In an even more daring move, last year the Big Board drove its campaign for new listings into the very heart of Nasdaq country – Palo Alto, Calif. There, it opened a marketing office from which it will directly pitch to more than 100 Nasdaq companies in the surrounding Silicon Valley.

Last month, the 200-year-old market broke new ground entirely. It initiated trading in QQQs, exchange-traded funds that constitute the 100 largest Nasdaq non-financial stocks, and that are traded on the Amex. Already, the NYSE has captured 15% of daily trading in the securities.

Watch this space

Many see the intrusion on one of the Amex’s most profitable products as foreshadowing a number of new products.

Catherine Kinney, the Big Board’s group executive vice president for client services, says the exchange plans its own launch of an index of technology, media and telecommunications companies – which it wants to market on a global basis – in the first quarter of next year.

Despite its rival’s momentum, the Nasdaq is hardly about to roll over and play dead.
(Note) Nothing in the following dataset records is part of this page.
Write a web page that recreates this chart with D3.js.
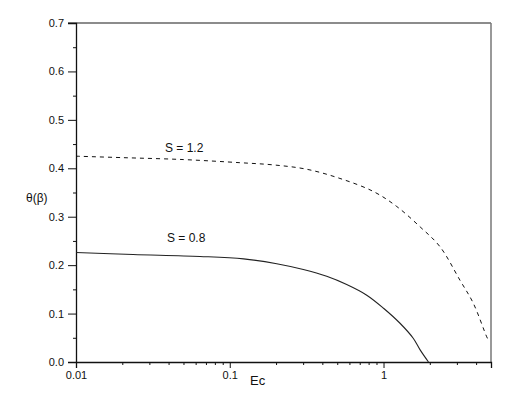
<!DOCTYPE html>
<html>
<head>
<meta charset="utf-8">
<script src="https://cdn.jsdelivr.net/npm/d3@7"></script>
<style>
  body { margin: 0; background: #fff; }
  text { font-family: "Liberation Sans", Arial, sans-serif; fill: #111; }
</style>
</head>
<body>
<div id="chart"></div>
<script>
// values
var ecS12 = [0.01, 0.02, 0.05, 0.117, 0.192, 0.317, 0.521, 0.86, 1.22, 1.73, 2.33, 3.14, 3.84, 4.69, 4.85]
var thS12 = [0.425, 0.422, 0.418, 0.4115, 0.407, 0.398, 0.379, 0.352, 0.321, 0.279, 0.238, 0.169, 0.121, 0.052, 0.043]

var ecS08 = [0.01, 0.0235, 0.064, 0.123, 0.202, 0.301, 0.427, 0.576, 0.778, 1.0, 1.28, 1.56, 1.73, 1.96]
var thS08 = [0.226, 0.222, 0.218, 0.213, 0.203, 0.191, 0.177, 0.160, 0.138, 0.111, 0.080, 0.049, 0.025, 0.0]

var xTickVals = [0.01, 0.1, 1]
var xTickLabels = ["0.01", "0.1", "1"]
var yTickVals = [0, 0.1, 0.2, 0.3, 0.4, 0.5, 0.6, 0.7]

var width = 519
var height = 396
var margin = {left: 76, right: 28, top: 23, bottom: 34}

var svg = d3.select("#chart").append("svg")
  .attr("width", width)
  .attr("height", height)

var x = d3.scaleLog().domain([0.01, 5]).range([margin.left, width - margin.right])
var y = d3.scaleLinear().domain([0, 0.7]).range([height - margin.bottom, margin.top])

// frame: top and right in grey
svg.append("line")
  .attr("x1", x(0.01) - 8).attr("x2", x(5))
  .attr("y1", y(0.7)).attr("y2", y(0.7))
  .attr("stroke", "#666").attr("stroke-width", 1.3)
svg.append("line")
  .attr("x1", x(5)).attr("x2", x(5))
  .attr("y1", y(0.7)).attr("y2", y(0))
  .attr("stroke", "#777").attr("stroke-width", 1.5)

// minor ticks
var xMinor = []
;[0.01, 0.1, 1].forEach(d => {
  for (var k = 2; k <= 9; k++) if (d * k <= 5) xMinor.push(d * k)
})
var yMinor = d3.range(0.05, 0.7, 0.1)

var xAxis = svg.append("g")
  .attr("transform", "translate(0," + y(0) + ")")
  .call(d3.axisBottom(x).tickValues(xTickVals).tickFormat((d, i) => xTickLabels[i]).tickSize(6).tickPadding(3))
xAxis.append("g")
  .call(d3.axisBottom(x).tickValues(xMinor).tickFormat("").tickSize(3))
  .select(".domain").remove()

var yAxis = svg.append("g")
  .attr("transform", "translate(" + x(0.01) + ",0)")
  .call(d3.axisLeft(y).tickValues(yTickVals).tickFormat(d3.format(".1f")).tickSize(8).tickPadding(4))
yAxis.append("g")
  .call(d3.axisLeft(y).tickValues(yMinor).tickFormat("").tickSize(3))
  .select(".domain").remove()

svg.selectAll(".domain").attr("stroke", "#111").attr("stroke-width", 1.3)
svg.selectAll(".tick line").attr("stroke", "#111")
svg.selectAll(".tick text").style("font-size", "11px").attr("fill", "#222")

// curves
var line = d3.line()
  .x(d => x(d[0]))
  .y(d => y(d[1]))
  .curve(d3.curveCatmullRom.alpha(0.5))

svg.append("path")
  .datum(d3.zip(ecS12, thS12))
  .attr("d", line)
  .attr("fill", "none")
  .attr("stroke", "#111")
  .attr("stroke-width", 1)
  .attr("stroke-dasharray", "4,4")

svg.append("path")
  .datum(d3.zip(ecS08, thS08))
  .attr("d", line)
  .attr("fill", "none")
  .attr("stroke", "#222")
  .attr("stroke-width", 1.1)

// labels
svg.append("text").attr("x", 165).attr("y", 152).style("font-size", "12px").text("S = 1.2")
svg.append("text").attr("x", 167).attr("y", 242).style("font-size", "12px").text("S = 0.8")
svg.append("text").attr("x", 250).attr("y", 385).style("font-size", "13px").text("Ec")
svg.append("text").attr("x", 26).attr("y", 202).style("font-size", "12px").text("θ(β)")
</script>
</body>
</html>
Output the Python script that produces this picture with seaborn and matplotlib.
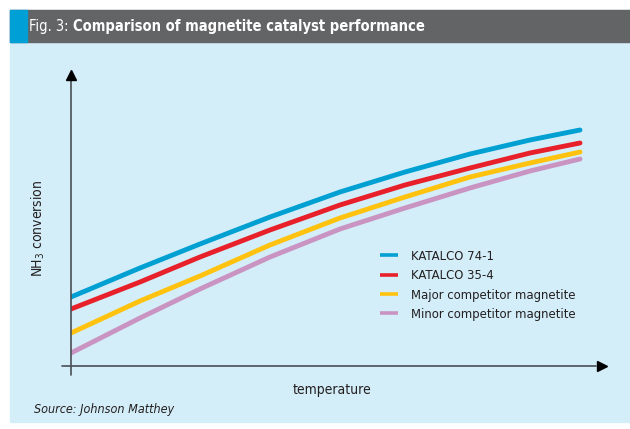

“Ninety-nine percent of our companies have stayed with us, and that’s one of the highest loyalty factors anywhere in the world,” points out David Weild, Nasdaq executive vice president for corporate clients.

“Now we are getting ourselves organized to go after the New York,” says Mr. Weild, who recently went to Texas to court Big Board companies.

“They have a lot to worry about.”

Nasdaq is readying, among other things, a new electronic auction system that will make its debut today by trading mostly stocks listed on the Big Board. Still, it is the Nasdaq that finds itself more on the defensive at the moment.

“Before the bubble burst, companies weren’t paying attention [to the advantages of an NYSE listing],” says Michael LaBranche, who heads LaBranche & Co., one of the Big Board’s largest specialist firms.

“Now they understand that we add value that doesn’t exist in other venues.”

For Mr. LaBranche, that shift has brought new business. In the last year, his firm has picked up the specialist business of four erstwhile Nasdaq companies, including Oxford Health Plans and BMC Software Inc. (BMC).